Portant la marque de leur époque, chaque génération y définit son rapport à la littérature tout comme à certaines notions de vivre-ensemble, parfois même politiques ou existentielles. Les Nuits de la poésie, les soirées hebdomadaires Place aux poètes, les cabarets Gaz Moutarde, Poètes de Brousse ou Rodrigol ont à la fois réuni et formé des poètes. Souvent engendrée par un sentiment d’urgence, il s’agit à chaque fois de venir quelque peu secouer le milieu de la poésie, de le réveiller, d’éviter qu’il ne se referme sur lui-même. Fin 2006, l’arrivée du slam a eu cet effet, dans le pour et le contre, tous ne se reconnaissant pas dans son aspect hyper performatif et compétitif. Inspirées ou en réaction, différentes initiatives ont donné une réponse, offrant aujourd’hui des scènes diversifiées et marquées par un goût pour la liberté. Plus qu’un style en particulier, on recherche surtout la mise en action de la poésie.
Dans la dernière année, en français à Montréal seulement, on retrouve chaque mois les rendez-vous de Solovox, Vivement poésie, des compétitions de slam, et des micros ouverts des Slam Sessions, de Bistro Ouvert et nouvellement de Vaincre la Nuit, sans compter d’autres invitations irrégulières, notamment à La Passe et la Médiathèque littéraire Gaétan-Dostie. Pour Carl Bessette, organisateur de Bistro Ouvert, il s’agit d’offrir le plus d’ouverture possible pour créer une sorte de laboratoire de poésie. Le public, désormais entre 60 et 100 personnes, se renouvelle constamment, de même que les poètes, bien qu’un noyau dur y soit abonné.

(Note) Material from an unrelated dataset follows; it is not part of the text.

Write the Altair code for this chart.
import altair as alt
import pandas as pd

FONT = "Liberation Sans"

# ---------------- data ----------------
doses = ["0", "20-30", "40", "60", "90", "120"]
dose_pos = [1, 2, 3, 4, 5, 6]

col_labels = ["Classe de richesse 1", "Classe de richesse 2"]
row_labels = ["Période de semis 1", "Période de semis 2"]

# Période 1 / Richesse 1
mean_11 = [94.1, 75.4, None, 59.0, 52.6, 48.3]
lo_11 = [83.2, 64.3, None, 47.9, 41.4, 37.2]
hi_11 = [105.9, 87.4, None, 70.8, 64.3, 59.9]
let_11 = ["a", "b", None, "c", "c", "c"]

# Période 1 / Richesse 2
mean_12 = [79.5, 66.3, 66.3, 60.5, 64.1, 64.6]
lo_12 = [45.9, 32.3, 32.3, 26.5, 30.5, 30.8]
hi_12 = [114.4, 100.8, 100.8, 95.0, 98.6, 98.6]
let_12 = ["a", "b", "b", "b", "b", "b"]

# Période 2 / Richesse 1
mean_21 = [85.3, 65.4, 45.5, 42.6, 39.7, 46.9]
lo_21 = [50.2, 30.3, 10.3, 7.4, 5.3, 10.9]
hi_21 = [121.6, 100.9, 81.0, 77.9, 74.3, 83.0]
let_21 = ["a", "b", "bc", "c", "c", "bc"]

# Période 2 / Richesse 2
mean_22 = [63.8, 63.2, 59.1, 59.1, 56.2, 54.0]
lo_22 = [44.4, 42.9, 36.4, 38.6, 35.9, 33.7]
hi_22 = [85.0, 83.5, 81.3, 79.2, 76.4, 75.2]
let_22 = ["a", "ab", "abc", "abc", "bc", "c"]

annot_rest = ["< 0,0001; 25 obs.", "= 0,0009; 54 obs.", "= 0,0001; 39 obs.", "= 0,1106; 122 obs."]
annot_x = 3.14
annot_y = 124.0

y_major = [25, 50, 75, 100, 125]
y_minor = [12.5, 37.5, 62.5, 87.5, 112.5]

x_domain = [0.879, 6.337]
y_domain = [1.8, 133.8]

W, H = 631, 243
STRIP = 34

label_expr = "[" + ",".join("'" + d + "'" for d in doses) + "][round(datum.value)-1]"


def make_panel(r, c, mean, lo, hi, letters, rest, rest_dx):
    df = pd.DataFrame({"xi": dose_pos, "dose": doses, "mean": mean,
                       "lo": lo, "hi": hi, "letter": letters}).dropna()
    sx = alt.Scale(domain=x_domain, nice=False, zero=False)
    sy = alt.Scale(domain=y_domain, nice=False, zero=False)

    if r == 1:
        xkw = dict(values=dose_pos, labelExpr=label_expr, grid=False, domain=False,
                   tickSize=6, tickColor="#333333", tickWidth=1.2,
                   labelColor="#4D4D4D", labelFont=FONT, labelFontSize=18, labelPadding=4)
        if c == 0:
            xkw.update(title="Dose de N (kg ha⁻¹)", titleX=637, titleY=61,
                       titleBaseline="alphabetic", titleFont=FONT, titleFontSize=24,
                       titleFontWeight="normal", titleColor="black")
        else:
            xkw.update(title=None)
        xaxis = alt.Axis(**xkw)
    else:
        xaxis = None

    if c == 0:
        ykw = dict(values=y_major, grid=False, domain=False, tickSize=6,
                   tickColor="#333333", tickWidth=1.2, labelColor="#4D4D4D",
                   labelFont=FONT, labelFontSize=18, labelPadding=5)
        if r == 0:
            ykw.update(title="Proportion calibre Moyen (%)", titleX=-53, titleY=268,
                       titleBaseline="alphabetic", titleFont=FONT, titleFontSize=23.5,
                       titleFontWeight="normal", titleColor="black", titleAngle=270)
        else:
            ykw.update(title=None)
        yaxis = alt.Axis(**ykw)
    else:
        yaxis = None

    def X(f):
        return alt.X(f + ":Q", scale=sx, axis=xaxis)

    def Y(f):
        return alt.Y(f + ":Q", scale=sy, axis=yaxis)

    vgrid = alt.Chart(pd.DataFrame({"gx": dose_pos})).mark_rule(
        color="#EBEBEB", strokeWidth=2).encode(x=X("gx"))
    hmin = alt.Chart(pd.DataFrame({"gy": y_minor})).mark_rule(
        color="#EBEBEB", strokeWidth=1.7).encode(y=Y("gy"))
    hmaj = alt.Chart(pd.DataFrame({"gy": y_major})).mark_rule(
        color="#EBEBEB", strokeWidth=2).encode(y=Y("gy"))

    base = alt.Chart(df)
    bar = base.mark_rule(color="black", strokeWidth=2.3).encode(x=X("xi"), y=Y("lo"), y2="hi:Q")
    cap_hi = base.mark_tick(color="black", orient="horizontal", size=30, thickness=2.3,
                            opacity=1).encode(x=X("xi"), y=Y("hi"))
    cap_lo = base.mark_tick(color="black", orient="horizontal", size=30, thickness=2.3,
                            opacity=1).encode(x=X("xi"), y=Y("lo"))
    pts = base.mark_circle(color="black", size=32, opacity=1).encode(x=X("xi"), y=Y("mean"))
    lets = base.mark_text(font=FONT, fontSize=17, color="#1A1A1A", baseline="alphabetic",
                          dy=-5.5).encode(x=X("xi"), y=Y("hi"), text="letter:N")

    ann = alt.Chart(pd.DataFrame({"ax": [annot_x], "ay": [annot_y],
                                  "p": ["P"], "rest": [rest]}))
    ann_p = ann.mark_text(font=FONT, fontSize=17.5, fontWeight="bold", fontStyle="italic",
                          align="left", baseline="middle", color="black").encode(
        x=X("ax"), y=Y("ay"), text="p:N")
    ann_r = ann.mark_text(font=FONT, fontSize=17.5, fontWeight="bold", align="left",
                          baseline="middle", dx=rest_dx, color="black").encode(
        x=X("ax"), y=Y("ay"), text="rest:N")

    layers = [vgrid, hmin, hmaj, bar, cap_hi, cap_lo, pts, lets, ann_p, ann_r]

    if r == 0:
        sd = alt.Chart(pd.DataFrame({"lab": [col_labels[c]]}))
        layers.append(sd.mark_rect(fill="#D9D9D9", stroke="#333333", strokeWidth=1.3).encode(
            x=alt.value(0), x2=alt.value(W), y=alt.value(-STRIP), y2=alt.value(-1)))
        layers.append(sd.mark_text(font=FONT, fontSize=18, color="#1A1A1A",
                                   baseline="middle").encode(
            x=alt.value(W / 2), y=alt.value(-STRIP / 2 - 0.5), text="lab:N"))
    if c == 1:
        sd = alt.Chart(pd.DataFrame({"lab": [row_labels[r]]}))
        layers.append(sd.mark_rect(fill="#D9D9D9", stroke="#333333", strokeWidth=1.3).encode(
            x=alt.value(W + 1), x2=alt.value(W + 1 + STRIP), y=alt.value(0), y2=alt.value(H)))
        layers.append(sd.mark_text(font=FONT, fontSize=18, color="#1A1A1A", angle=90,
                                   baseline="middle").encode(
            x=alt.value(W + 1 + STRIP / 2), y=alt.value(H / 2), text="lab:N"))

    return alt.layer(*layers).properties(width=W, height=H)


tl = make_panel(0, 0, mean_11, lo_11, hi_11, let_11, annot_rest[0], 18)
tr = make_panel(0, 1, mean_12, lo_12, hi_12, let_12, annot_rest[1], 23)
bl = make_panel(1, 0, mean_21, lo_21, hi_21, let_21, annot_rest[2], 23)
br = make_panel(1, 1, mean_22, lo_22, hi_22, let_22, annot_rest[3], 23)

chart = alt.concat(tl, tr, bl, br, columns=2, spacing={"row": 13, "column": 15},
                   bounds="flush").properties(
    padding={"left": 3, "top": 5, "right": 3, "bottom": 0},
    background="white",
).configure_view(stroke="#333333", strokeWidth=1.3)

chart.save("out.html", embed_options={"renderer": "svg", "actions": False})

De son côté, Vaincre la Nuit est une initiative du « doorman » du Quai des Brumes, prenant le risque d’inscrire la poésie et son écoute dans un bar à caractère festif. Avec un musicien qui accompagne ou non les poètes, l’assistance et les lecteurs sont jeunes, généralement tout juste arrivés à la vingtaine. Dès la deuxième soirée, le bar affichait complet et a dû refuser à la porte. Ailleurs au Québec, on se rassemble également autour de la poésie et son appel est entendu. Sutton a vu plusieurs initiatives dont Slam ton Sutton l’an dernier avec poètes invités en première partie, même chose à Sherbrooke avec le Slam du Tremplin, et Rimouski connaît aussi de belles soirées en ce genre. Dans Lanaudière, on retrouve depuis un an Micro Joliette dans la ville du même nom. Micro Joliette convie des poètes incontournables de la région comme Jean-Paul Daoust, ou fait venir de Montréal la mordante écurie des Éditions de L’Écrou, puis donne le micro aux poètes professionnels ou amateurs des alentours. L’organisateur Jocelyn Thouin prévoit un premier événement La poésie prend les parcs en juillet 2016 et ne manque pas de projet pour la suite des choses, selon la sensible question du financement, qui demeure particulièrement importante hors Montréal pour assurer la mobilisation poétique.
Si le lien au spectateur dans les soirées n’est peut-être pas aussi intime que celui avec le lecteur, chaque personne expérimente un moment unique dans l’écoute de la poésie. L’oralité trouve bien sûr sa place dans les soirées, mais ce sont pourtant bel et bien des mots écrits qu’on vient attraper. D’un autre côté, les soirées ne créent pas nécessairement plus de lecteurs, on y vient pour ressentir la poésie, on la laisse traverser tout le corps. L’abondance des micros ouverts génère peut-être plus de paroles poétiques que de littérature en soi, les amateurs qui s’y présentent hésitant eux-mêmes à se qualifier de poètes. Toutefois, le genre poétique trouve sûrement là une forme en soi, afin de survivre, comme une résistance, ou plutôt une résilience à une époque qui, quoiqu’en disent les marchés, n’est pas sourde à la poésie.